* **Your task**
Repeat everything from the first line of the listing below through the line that contains "-- ([xshift=4pt,yshift=-11pt]title.base east);", exactly. Leave out pictures.

* **Data segment**
◇ ◇ ◇ ◇

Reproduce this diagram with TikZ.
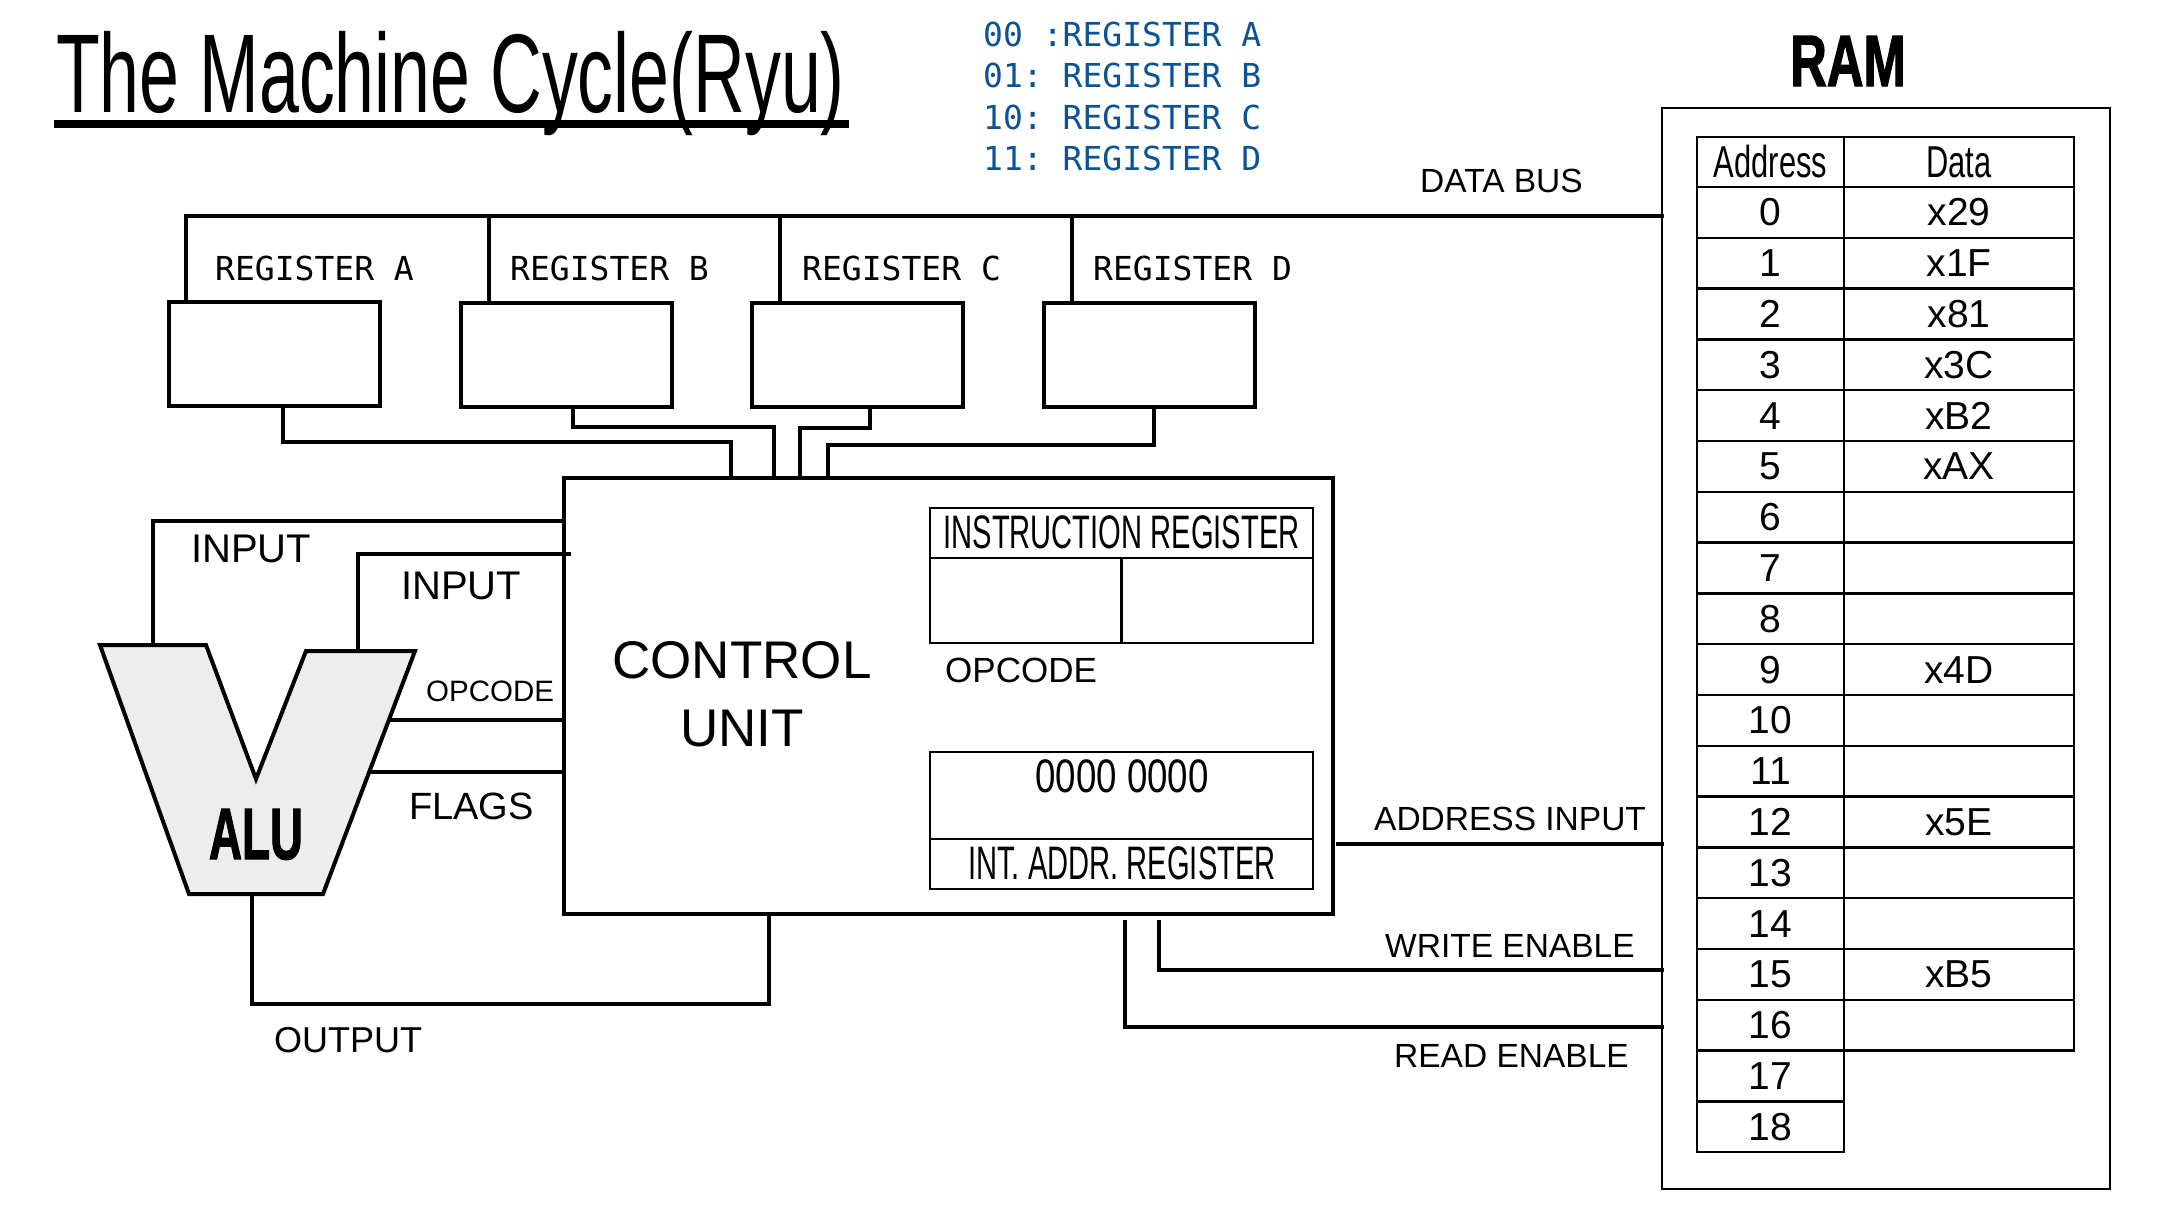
\documentclass[tikz,border=0pt]{standalone}
\usepackage{fontspec}
\usepackage{graphicx}
\setmainfont{Liberation Sans}
\newfontfamily\monof{DejaVu Sans Mono}
\newfontfamily\heavyf{Liberation Sans}[FakeBold=2]
\definecolor{legblue}{HTML}{0B5394}
\definecolor{alugray}{HTML}{EDEDED}
\newcommand\fs[1]{\fontsize{#1}{#1}\selectfont}
\frenchspacing
\begin{document}
\begin{tikzpicture}[x=1pt,y=-1pt,
  wire/.style={line width=4pt, line join=miter, line cap=rect},
  dropw/.style={line width=3.5pt, line cap=rect},
  thinl/.style={line width=2.2pt},
  regbox/.style={draw, line width=4pt, minimum width=211pt, minimum height=104pt, inner sep=0pt, outer sep=0pt},
  bigbox/.style={draw, line width=4.5pt, inner sep=0pt, outer sep=0pt},
  thinbox/.style={draw, line width=2.2pt, inner sep=0pt, outer sep=0pt},
  cell/.style={draw, line width=2.5pt, inner sep=0pt, outer sep=0pt, font=\fs{39}},
  lab/.style={inner sep=0pt, anchor=base west, font=\fs{33.5}},
  clab/.style={inner sep=0pt, anchor=base},
  mono/.style={inner sep=0pt, anchor=base west, font=\monof\fs{33}}
]
\useasboundingbox (0,0) rectangle (2169,1215);
\fill[white] (0,0) rectangle (2169,1215);

% title
\node[lab, font=\fs{112}] (title) at (56,113) {\scalebox{0.64}[1]{The Machine Cycle(Ryu)}};
\draw[line width=8pt] ([xshift=-2pt,yshift=-11pt]title.base west) -- ([xshift=4pt,yshift=-11pt]title.base east);

% legend
\node[mono, text=legblue] (l0) at (983,47) {00 :REGISTER A};
\node[mono, text=legblue] (l1) at (983,88) {01: REGISTER B};
\node[mono, text=legblue] (l2) at (983,129) {10: REGISTER C};
\node[mono, text=legblue] (l3) at (983,170) {11: REGISTER D};

% RAM
\node[clab, font=\heavyf\fs{72.6}\bfseries] (ramt) at (1848,86) {\scalebox{0.70}[1]{RAM}};
\node[draw, line width=2.5pt, inner sep=0pt, outer sep=0pt, minimum width=448pt, minimum height=1081pt] (ram) at (1886,648.5) {};

% table
\node[cell, minimum width=147pt, minimum height=50pt, font=\fs{44.7}] (hA) at (1770.5,162) {\scalebox{0.69}[1]{Address}};
\node[cell, minimum width=230pt, minimum height=50pt, font=\fs{44.7}] (hD) at (1959,162) {\scalebox{0.69}[1]{Data}};
\foreach \i in {0,...,18} {
  \node[cell, minimum width=147pt, minimum height=50.8pt] (a\i) at (1770.5,{212.4+50.8*\i}) {\i};
}
\foreach \i/\v in {0/x29,1/x1F,2/x81,3/x3C,4/xB2,5/xAX,6/{},7/{},8/{},9/x4D,10/{},11/{},12/x5E,13/{},14/{},15/xB5,16/{}} {
  \node[cell, minimum width=230pt, minimum height=50.8pt] (d\i) at (1959,{212.4+50.8*\i}) {\v};
}

% registers
\node[regbox] (rA) at (274.5,354) {};
\node[regbox] (rB) at (566,354.5) {};
\node[regbox] (rC) at (857.5,354.5) {};
\node[regbox] (rD) at (1149.5,355) {};
\node[mono] (tA) at (215,280) {REGISTER A};
\node[mono] (tB) at (510,280) {REGISTER B};
\node[mono] (tC) at (802,280) {REGISTER C};
\node[mono] (tD) at (1093,280) {REGISTER D};

% data bus
\coordinate (busL) at (186,216);
\coordinate (dB) at (489,216);
\coordinate (dC) at (780,216);
\coordinate (dD) at (1072,216);
\draw[wire] (ram.west |- busL) -- (busL);
\draw[dropw] (busL) -- (busL |- rA.north);
\draw[dropw] (dB) -- (dB |- rB.north);
\draw[dropw] (dC) -- (dC |- rC.north);
\draw[dropw] (dD) -- (dD |- rD.north);
\node[lab] (dbus) at (1420,192) {DATA BUS};

% control unit
\node[bigbox, minimum width=769pt, minimum height=436pt] (cu) at (948.5,696) {};
\node[clab, font=\fs{53}] (cu1) at (742,678) {CONTROL};
\node[clab, font=\fs{53}] (cu2) at (742,746) {UNIT};

% register -> CU wires
\coordinate (wA) at (283,442); \coordinate (cA) at (731,442);
\coordinate (wB) at (573,427); \coordinate (cB) at (774,427);
\coordinate (wC) at (870,428); \coordinate (cC) at (800,428);
\coordinate (wD) at (1154,445); \coordinate (cD) at (828,445);
\draw[wire] (wA |- rA.south) -- (wA) -- (cA) -- (cA |- cu.north);
\draw[wire] (wB |- rB.south) -- (wB) -- (cB) -- (cB |- cu.north);
\draw[wire] (wC |- rC.south) -- (wC) -- (cC) -- (cC |- cu.north);
\draw[wire] (wD |- rD.south) -- (wD) -- (cD) -- (cD |- cu.north);

% instruction register
\node[thinbox, minimum width=383pt, minimum height=135pt] (ir) at (1121.5,575.5) {};
\draw[thinl] ([yshift=-50pt]ir.north west) -- ([yshift=-50pt]ir.north east);
\draw[thinl] ([yshift=-50pt]ir.north) -- (ir.south);
\node[clab, font=\fs{47}] (irt) at (1121.5,548) {\scalebox{0.62}[1]{INSTRUCTION REGISTER}};
\node[lab, font=\fs{35}] (opc) at (945,682) {OPCODE};

% internal address register
\node[thinbox, minimum width=383pt, minimum height=137pt] (iar) at (1121.5,820.5) {};
\draw[thinl] ([yshift=50pt]iar.south west) -- ([yshift=50pt]iar.south east);
\node[clab, font=\fs{47}] (iarv) at (1122,792) {\scalebox{0.78}[1]{0000 0000}};
\node[clab, font=\fs{47}] (iart) at (1122,879) {\scalebox{0.62}[1]{INT. ADDR. REGISTER}};

% ALU
\draw[line width=4pt, line join=miter, fill=alugray] (100,645) -- (206,645) -- (256,779) -- (306,651) -- (415,651) -- (323,894) -- (189,894) -- cycle;
\node[clab, font=\heavyf\fs{72.6}\bfseries] (alu) at (256,859) {\scalebox{0.63}[1]{ALU}};
\coordinate (ai1) at (153,645);
\coordinate (i1c) at (153,521);
\coordinate (ai2) at (358,651);
\coordinate (i2c) at (358,554);
\coordinate (aop) at (392,720);
\coordinate (afl) at (372,772);
\coordinate (aout) at (252,894);
\coordinate (oc) at (769,1004);
\draw[wire] (ai1) -- (i1c) -- (i1c -| cu.west);
\draw[wire] (ai2) -- (i2c) -- ([xshift=5pt]i2c -| cu.west);
\draw[wire] (aop) -- (aop -| cu.west);
\draw[wire] (afl) -- (afl -| cu.west);
\draw[wire] (aout) -- (aout |- oc) -- (oc) -- (oc |- cu.south);
\node[lab, font=\fs{40}] (in1) at (191,562) {INPUT};
\node[lab, font=\fs{40}] (in2) at (401,599) {INPUT};
\node[lab, font=\fs{29.5}] (opl) at (426,701) {OPCODE};
\node[lab, font=\fs{38}] (flg) at (409,819) {FLAGS};
\node[lab, font=\fs{36}] (outl) at (274,1052) {OUTPUT};

% RAM control lines
\coordinate (adS) at (1338,844);
\coordinate (weT) at (1159,922);
\coordinate (weC) at (1159,970);
\coordinate (reT) at (1125,922);
\coordinate (reC) at (1125,1027);
\draw[wire] (adS) -- (adS -| ram.west);
\draw[wire] (weT) -- (weC) -- (weC -| ram.west);
\draw[wire] (reT) -- (reC) -- (reC -| ram.west);
\node[lab] (adl) at (1374,830) {ADDRESS INPUT};
\node[lab] (wel) at (1385,957) {WRITE ENABLE};
\node[lab] (rel) at (1394,1067) {READ ENABLE};
\end{tikzpicture}
\end{document}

◇ ◇ ◇ ◇

* **Complete response**
Reproduce this diagram with TikZ.
\documentclass[tikz,border=0pt]{standalone}
\usepackage{fontspec}
\usepackage{graphicx}
\setmainfont{Liberation Sans}
\newfontfamily\monof{DejaVu Sans Mono}
\newfontfamily\heavyf{Liberation Sans}[FakeBold=2]
\definecolor{legblue}{HTML}{0B5394}
\definecolor{alugray}{HTML}{EDEDED}
\newcommand\fs[1]{\fontsize{#1}{#1}\selectfont}
\frenchspacing
\begin{document}
\begin{tikzpicture}[x=1pt,y=-1pt,
  wire/.style={line width=4pt, line join=miter, line cap=rect},
  dropw/.style={line width=3.5pt, line cap=rect},
  thinl/.style={line width=2.2pt},
  regbox/.style={draw, line width=4pt, minimum width=211pt, minimum height=104pt, inner sep=0pt, outer sep=0pt},
  bigbox/.style={draw, line width=4.5pt, inner sep=0pt, outer sep=0pt},
  thinbox/.style={draw, line width=2.2pt, inner sep=0pt, outer sep=0pt},
  cell/.style={draw, line width=2.5pt, inner sep=0pt, outer sep=0pt, font=\fs{39}},
  lab/.style={inner sep=0pt, anchor=base west, font=\fs{33.5}},
  clab/.style={inner sep=0pt, anchor=base},
  mono/.style={inner sep=0pt, anchor=base west, font=\monof\fs{33}}
]
\useasboundingbox (0,0) rectangle (2169,1215);
\fill[white] (0,0) rectangle (2169,1215);

% title
\node[lab, font=\fs{112}] (title) at (56,113) {\scalebox{0.64}[1]{The Machine Cycle(Ryu)}};
\draw[line width=8pt] ([xshift=-2pt,yshift=-11pt]title.base west) -- ([xshift=4pt,yshift=-11pt]title.base east);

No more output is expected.